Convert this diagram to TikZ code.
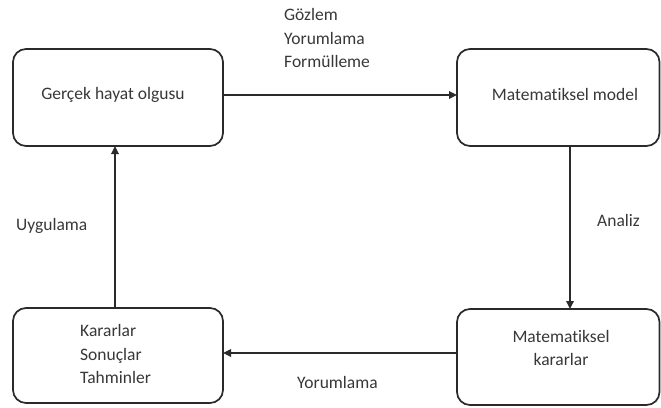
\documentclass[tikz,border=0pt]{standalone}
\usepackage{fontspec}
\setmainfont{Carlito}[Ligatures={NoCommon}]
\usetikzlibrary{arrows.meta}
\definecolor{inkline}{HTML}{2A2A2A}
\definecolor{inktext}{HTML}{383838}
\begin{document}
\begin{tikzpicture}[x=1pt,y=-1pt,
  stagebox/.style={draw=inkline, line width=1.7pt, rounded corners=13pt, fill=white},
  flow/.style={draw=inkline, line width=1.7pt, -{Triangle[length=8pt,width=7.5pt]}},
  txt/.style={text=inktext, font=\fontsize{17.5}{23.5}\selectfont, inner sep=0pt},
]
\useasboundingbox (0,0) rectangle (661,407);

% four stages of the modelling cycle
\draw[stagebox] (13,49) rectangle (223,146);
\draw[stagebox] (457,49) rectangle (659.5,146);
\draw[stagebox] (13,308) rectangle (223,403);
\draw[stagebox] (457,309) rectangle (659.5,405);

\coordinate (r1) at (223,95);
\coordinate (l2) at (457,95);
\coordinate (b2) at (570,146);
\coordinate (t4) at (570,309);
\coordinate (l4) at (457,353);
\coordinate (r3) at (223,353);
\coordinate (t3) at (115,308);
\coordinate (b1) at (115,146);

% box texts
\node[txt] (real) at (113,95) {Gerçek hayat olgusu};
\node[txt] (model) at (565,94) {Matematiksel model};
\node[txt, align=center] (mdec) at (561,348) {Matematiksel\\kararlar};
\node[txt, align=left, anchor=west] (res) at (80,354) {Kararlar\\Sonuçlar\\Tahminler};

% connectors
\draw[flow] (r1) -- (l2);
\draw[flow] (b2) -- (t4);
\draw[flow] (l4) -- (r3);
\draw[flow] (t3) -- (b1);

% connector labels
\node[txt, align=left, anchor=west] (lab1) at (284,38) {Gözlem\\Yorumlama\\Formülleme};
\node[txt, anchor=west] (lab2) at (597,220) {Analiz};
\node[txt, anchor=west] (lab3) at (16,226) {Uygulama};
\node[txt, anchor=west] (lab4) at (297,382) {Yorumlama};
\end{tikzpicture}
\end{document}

+===+

Goal: Quote the material word for word, dropping any images it holds.

Output:
Convert this diagram to TikZ code.
\documentclass[tikz,border=0pt]{standalone}
\usepackage{fontspec}
\setmainfont{Carlito}[Ligatures={NoCommon}]
\usetikzlibrary{arrows.meta}
\definecolor{inkline}{HTML}{2A2A2A}
\definecolor{inktext}{HTML}{383838}
\begin{document}
\begin{tikzpicture}[x=1pt,y=-1pt,
  stagebox/.style={draw=inkline, line width=1.7pt, rounded corners=13pt, fill=white},
  flow/.style={draw=inkline, line width=1.7pt, -{Triangle[length=8pt,width=7.5pt]}},
  txt/.style={text=inktext, font=\fontsize{17.5}{23.5}\selectfont, inner sep=0pt},
]
\useasboundingbox (0,0) rectangle (661,407);

% four stages of the modelling cycle
\draw[stagebox] (13,49) rectangle (223,146);
\draw[stagebox] (457,49) rectangle (659.5,146);
\draw[stagebox] (13,308) rectangle (223,403);
\draw[stagebox] (457,309) rectangle (659.5,405);

\coordinate (r1) at (223,95);
\coordinate (l2) at (457,95);
\coordinate (b2) at (570,146);
\coordinate (t4) at (570,309);
\coordinate (l4) at (457,353);
\coordinate (r3) at (223,353);
\coordinate (t3) at (115,308);
\coordinate (b1) at (115,146);

% box texts
\node[txt] (real) at (113,95) {Gerçek hayat olgusu};
\node[txt] (model) at (565,94) {Matematiksel model};
\node[txt, align=center] (mdec) at (561,348) {Matematiksel\\kararlar};
\node[txt, align=left, anchor=west] (res) at (80,354) {Kararlar\\Sonuçlar\\Tahminler};

% connectors
\draw[flow] (r1) -- (l2);
\draw[flow] (b2) -- (t4);
\draw[flow] (l4) -- (r3);
\draw[flow] (t3) -- (b1);

% connector labels
\node[txt, align=left, anchor=west] (lab1) at (284,38) {Gözlem\\Yorumlama\\Formülleme};
\node[txt, anchor=west] (lab2) at (597,220) {Analiz};
\node[txt, anchor=west] (lab3) at (16,226) {Uygulama};
\node[txt, anchor=west] (lab4) at (297,382) {Yorumlama};
\end{tikzpicture}
\end{document}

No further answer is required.